Outside directors of public companies are often faulted for being so beholden to management that they are unable to adequately represent the interests of all shareholders.
But perhaps the recent experience of one independent-minded board member helps highlight the obstacles facing those who try to buck the status quo.
In December, Michael Connolly was named chairman of the board of Table Trac Inc., a Minnetonka-based maker of casino software systems whose shares trade for about $1 on the over-the-counter market. Last week, Connolly resigned, at least technically. In reality, he was a casualty in the crossfire between Table Trac's founder and his management team, and its single largest outside shareholder, money manager Chris Doucet of Birmingham, Ala.
Doucet has been pressing Table Trac management to do more to get business growing and its stock price moving. He suggested considering a sale.
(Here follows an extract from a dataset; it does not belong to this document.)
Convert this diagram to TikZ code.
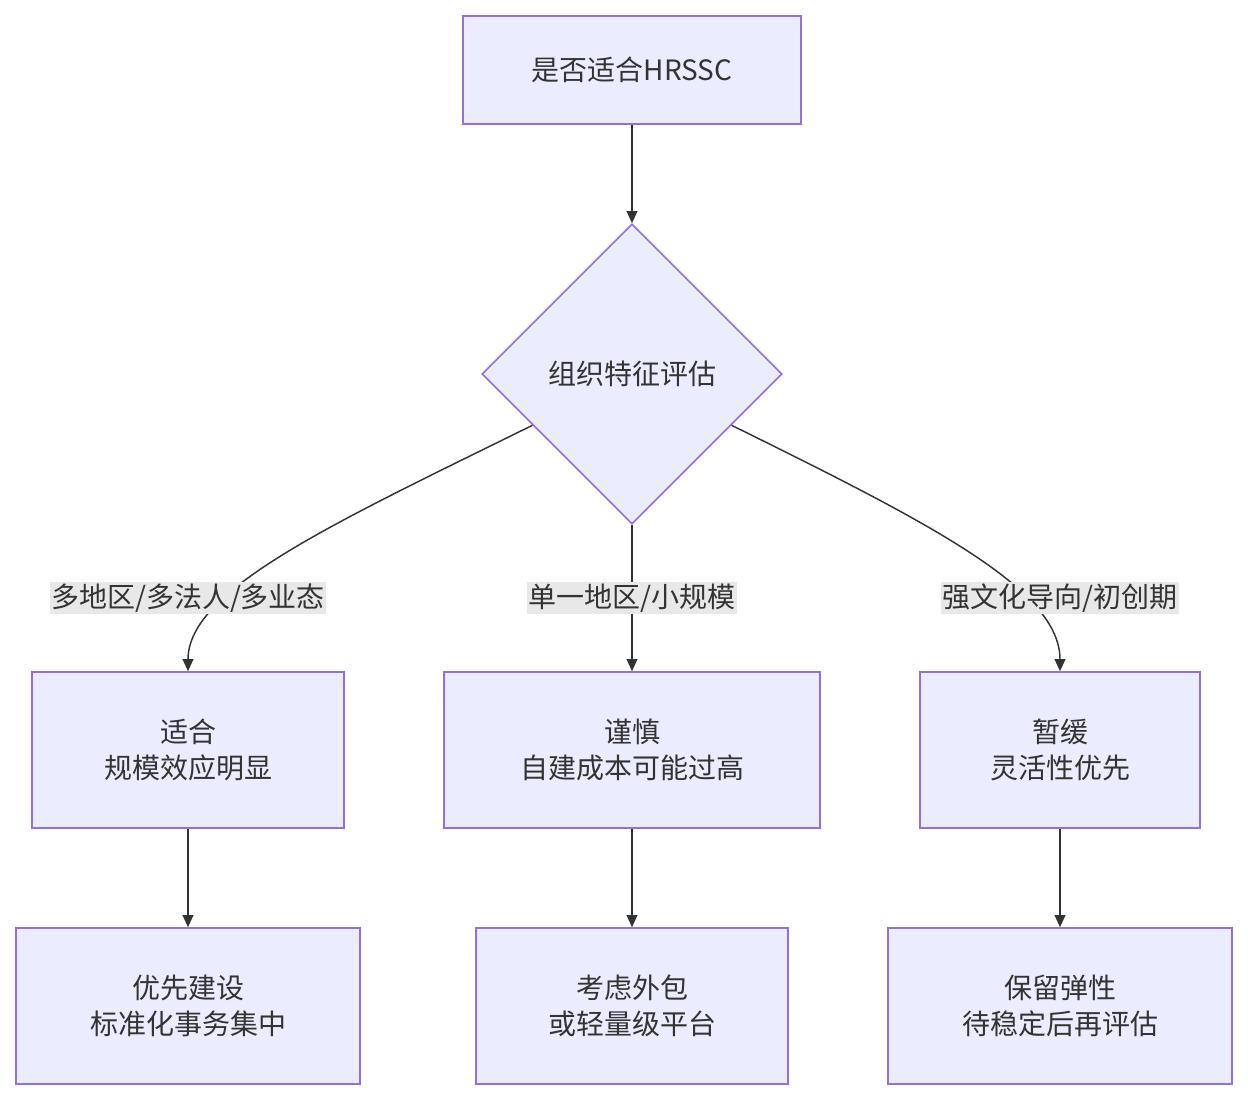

The election of two outside directors, including Connolly, whom Doucet recruited, was supposed to mark a truce of sorts between the company and its largest outside investor.
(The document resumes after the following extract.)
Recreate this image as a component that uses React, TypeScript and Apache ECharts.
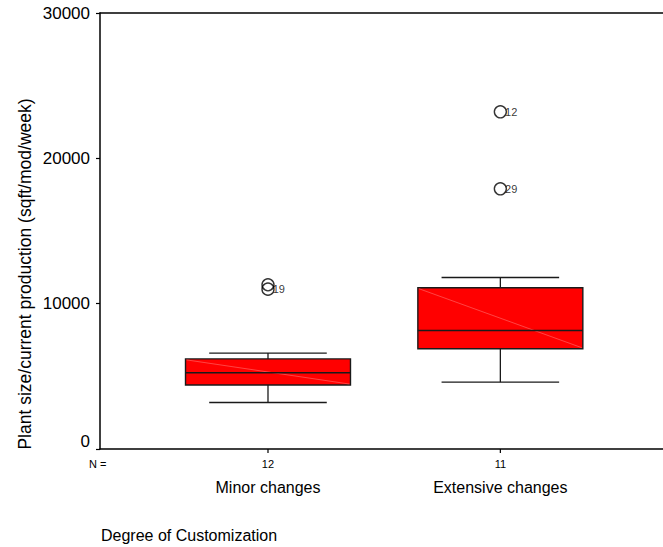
import React, { useEffect, useRef } from "react";
import * as echarts from "echarts";

// Box summary per group (sqft/mod/week)
const categories = ["Minor changes", "Extensive changes"];
const caseCounts = [12, 11];
const lowerWhisker = [3200, 4600];
const q1 = [4400, 6900];
const median = [5250, 8150];
const q3 = [6200, 11100];
const upperWhisker = [6600, 11800];

// Outliers: group index, value, case label
const outlierGroup = [0, 0, 1, 1];
const outlierValue = [11300, 11000, 23200, 17900];
const outlierCase = ["", "19", "12", "29"];

const yTicks = [0, 10000, 20000, 30000];

const FONT = 'Arial, "Liberation Sans", Helvetica, sans-serif';
const BOX_HALF = 0.355;
const CAP_HALF = 0.253;

export default function App() {
  const ref = useRef<HTMLDivElement>(null);

  useEffect(() => {
    document.body.style.margin = "0";
    if (!ref.current) return;
    const chart = echarts.init(ref.current, null, { renderer: "svg" });

    const boxData = categories.map((_, i) => [
      i + 1,
      lowerWhisker[i],
      q1[i],
      median[i],
      q3[i],
      upperWhisker[i],
      caseCounts[i],
    ]);
    const outlierData = outlierValue.map((v, i) => ({
      value: [outlierGroup[i] + 1, v],
      label: { formatter: outlierCase[i] },
    }));

    const renderBox = (params: any, api: any) => {
      const x = api.value(0);
      const idx = params.dataIndex;
      const pLo = api.coord([x, api.value(1)]);
      const pQ1 = api.coord([x, api.value(2)]);
      const pMed = api.coord([x, api.value(3)]);
      const pQ3 = api.coord([x, api.value(4)]);
      const pHi = api.coord([x, api.value(5)]);
      const pBase = api.coord([x, 0]);
      const left = api.coord([x - BOX_HALF, 0])[0];
      const right = api.coord([x + BOX_HALF, 0])[0];
      const capL = api.coord([x - CAP_HALF, 0])[0];
      const capR = api.coord([x + CAP_HALF, 0])[0];
      const cx = pMed[0];
      const lineStyle = { stroke: "#1a1a1a", lineWidth: 1.3 };
      return {
        type: "group",
        children: [
          { type: "line", shape: { x1: cx, y1: pHi[1], x2: cx, y2: pQ3[1] }, style: lineStyle },
          { type: "line", shape: { x1: cx, y1: pQ1[1], x2: cx, y2: pLo[1] }, style: lineStyle },
          { type: "line", shape: { x1: capL, y1: pHi[1], x2: capR, y2: pHi[1] }, style: lineStyle },
          { type: "line", shape: { x1: capL, y1: pLo[1], x2: capR, y2: pLo[1] }, style: lineStyle },
          {
            type: "rect",
            shape: { x: left, y: pQ3[1], width: right - left, height: pQ1[1] - pQ3[1] },
            style: { fill: "#ff0000", stroke: "#1a1a1a", lineWidth: 1.4 },
          },
          {
            type: "line",
            shape: { x1: left + 1, y1: pQ3[1] + 1, x2: right - 1, y2: pQ1[1] - 1 },
            style: { stroke: "rgba(255,150,150,0.75)", lineWidth: 0.6 },
          },
          {
            type: "line",
            shape: { x1: left, y1: pMed[1], x2: right, y2: pMed[1] },
            style: { stroke: "#1a1a1a", lineWidth: 1.6 },
          },
          {
            type: "line",
            shape: { x1: cx, y1: pBase[1], x2: cx, y2: pBase[1] + 4 },
            style: { stroke: "#000", lineWidth: 1.2 },
          },
          {
            type: "text",
            x: cx,
            y: pBase[1] + 15,
            style: {
              text: String(api.value(6)),
              fontSize: 11,
              fontFamily: FONT,
              fill: "#000",
              align: "center",
              verticalAlign: "middle",
            },
          },
          {
            type: "text",
            x: cx,
            y: pBase[1] + 38,
            style: {
              text: categories[idx],
              fontSize: 16,
              fontFamily: FONT,
              fill: "#000",
              align: "center",
              verticalAlign: "middle",
            },
          },
        ],
      };
    };

    const axisLine = { show: true, lineStyle: { color: "#000", width: 1.5 } };

    chart.setOption({
      animation: false,
      backgroundColor: "#fff",
      textStyle: { fontFamily: FONT },
      grid: { left: 100, right: 0, top: 13, bottom: 98, outerBoundsMode: "none" },
      xAxis: [
        {
          type: "value",
          min: 0.277,
          max: 2.7,
          axisLine,
          axisTick: { show: false },
          axisLabel: { show: false },
          splitLine: { show: false },
        },
        {
          type: "value",
          position: "top",
          min: 0.277,
          max: 2.7,
          axisLine,
          axisTick: { show: false },
          axisLabel: { show: false },
          splitLine: { show: false },
        },
      ],
      yAxis: {
        type: "value",
        min: yTicks[0],
        max: yTicks[yTicks.length - 1],
        interval: yTicks[1] - yTicks[0],
        axisLine,
        axisTick: { show: true, length: 4, lineStyle: { color: "#000", width: 1.2 } },
        splitLine: { show: false },
        axisLabel: {
          margin: 10,
          fontSize: 17,
          color: "#000",
          fontFamily: FONT,
          formatter: (v: number) => (v === 0 ? "{z|0}" : String(v)),
          rich: { z: { fontSize: 17, fontFamily: FONT, color: "#000", padding: [0, 0, 16, 0] } },
        },
      },
      graphic: [
        {
          type: "text",
          x: 25,
          y: 274,
          rotation: Math.PI / 2,
          style: {
            text: "Plant size/current production (sqft/mod/week)",
            fontSize: 17.5,
            fontFamily: FONT,
            fill: "#000",
            align: "center",
            verticalAlign: "middle",
          },
        },
        {
          type: "text",
          x: 89,
          y: 464,
          style: { text: "N =", fontSize: 11, fontFamily: FONT, fill: "#000", verticalAlign: "middle" },
        },
        {
          type: "text",
          x: 101,
          y: 535,
          style: {
            text: "Degree of Customization",
            fontSize: 16,
            fontFamily: FONT,
            fill: "#000",
            verticalAlign: "middle",
          },
        },
      ],
      series: [
        {
          type: "custom",
          xAxisIndex: 0,
          renderItem: renderBox,
          data: boxData,
          clip: false,
          z: 2,
        },
        {
          type: "scatter",
          xAxisIndex: 0,
          data: outlierData,
          symbol: "circle",
          symbolSize: 12,
          itemStyle: { color: "rgba(255,255,255,0)", borderColor: "#000", borderWidth: 1.4 },
          label: {
            show: true,
            position: "right",
            distance: 0,
            offset: [-2, 0],
            fontSize: 11,
            fontFamily: FONT,
            color: "#000",
          },
          z: 3,
        },
      ],
    });

    return () => chart.dispose();
  }, []);

  return <div ref={ref} style={{ width: 663, height: 547 }} />;
}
"These additions give us reason to be cautiously optimistic about the future of the company," Doucet said at the shareholder meeting in December.
That optimism proved shortlived.
Connolly said he encountered almost immediate resistance to efforts to implement more internal controls and reduce costs. "It was an incredibly frustrating experience," he said.
Connolly wanted to end the practice of paying employees extra for serving on the board of directors. He also shared the concern of some investors that CEO Chad Hoehne's compensation, which equaled 12 percent of company revenue in 2010, was excessive in light of the fact that company revenue had plunged by a third since 2008 to a little over $3 million in 2010.